Tournament Strategies
After receiving pocket cards, you are immediately faced with a choice: play your cards and either raise or call the blinds, or fold.
After receiving pocket cards, you are immediately faced with a choice: play your cards and either raise or call the blinds, or fold.
Against opponents that play well post-flop, you should just push every hand you plan to play, as calling usually will cost a significant portion of your stack and they will be the ones winning pots they don’t deserve instead of you. This means you should go all in with hands like 5-4s, 4-4, J-10o, K-Qs and A-A. The problem with just calling with hands like A-A is that a good player will know you wouldn’t call in a spot like that except with a very strong hand.
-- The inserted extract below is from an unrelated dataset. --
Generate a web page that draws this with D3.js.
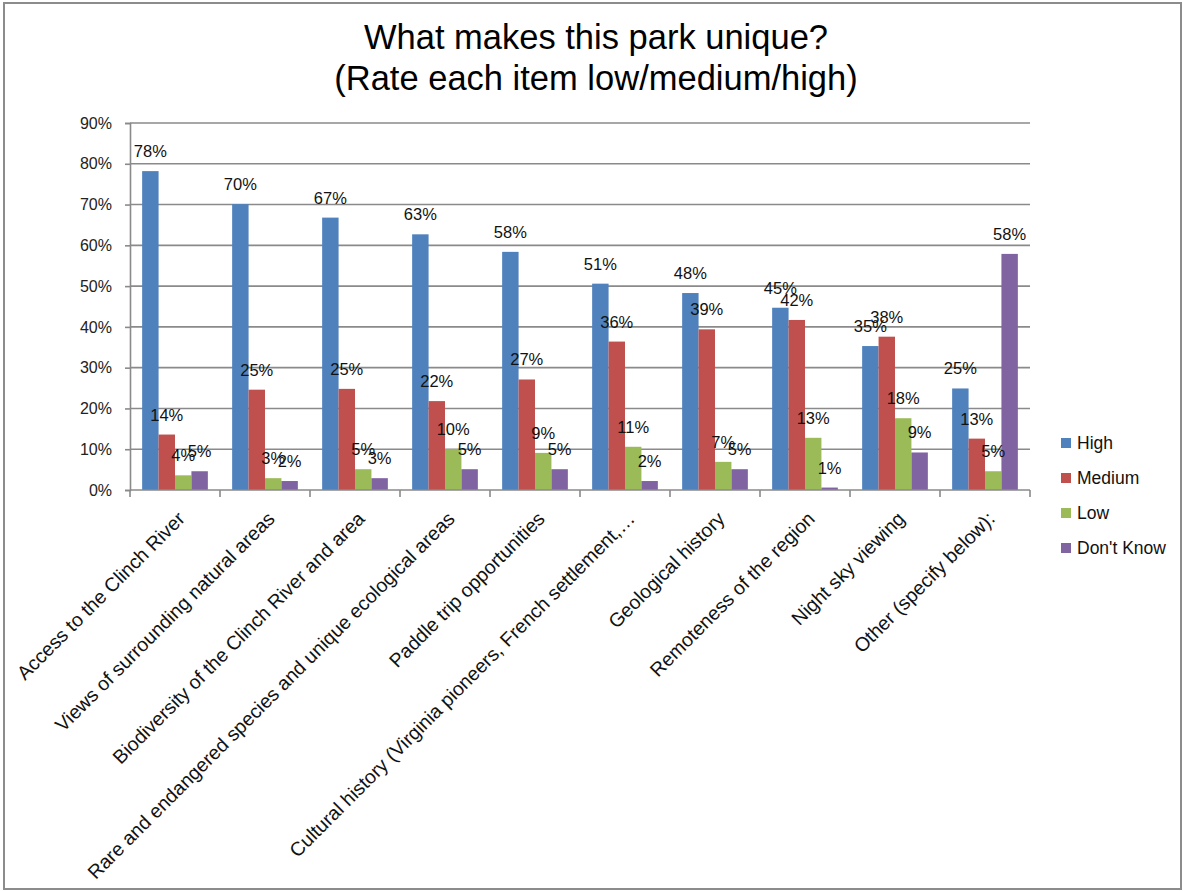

By calling, you turn your hand face-up, which is never a good thing.
How do you defend yourself when you raise and get shoved on? If you are on the button, both your opponents have between 5 and 10 times what your raise would be and you have a fairly weak hand, feel free to fold. No rule states you must raise with a huge range from late position. If your opponents have either more or less than 5 to 10 times your raise, you can raise a wide range. If they go all-in for very few chips, you will be getting a great price to call, and if they go all-in or re-raise with a larger stack, you will have an easy fold. Avoid situations where you raise with something like K-4s, your opponent goes all-in and you are getting 1.8-to-1 to call. Any time you need to be only 30-percent to win, you generally have an easy call. Any time you need to be 45-percent to win, you generally have an easy fold with your weak hands. You will often need to be something like 38-percent to win and your hand will probably win about that often. So, simply don’t raise in this situation when you are likely to face a push.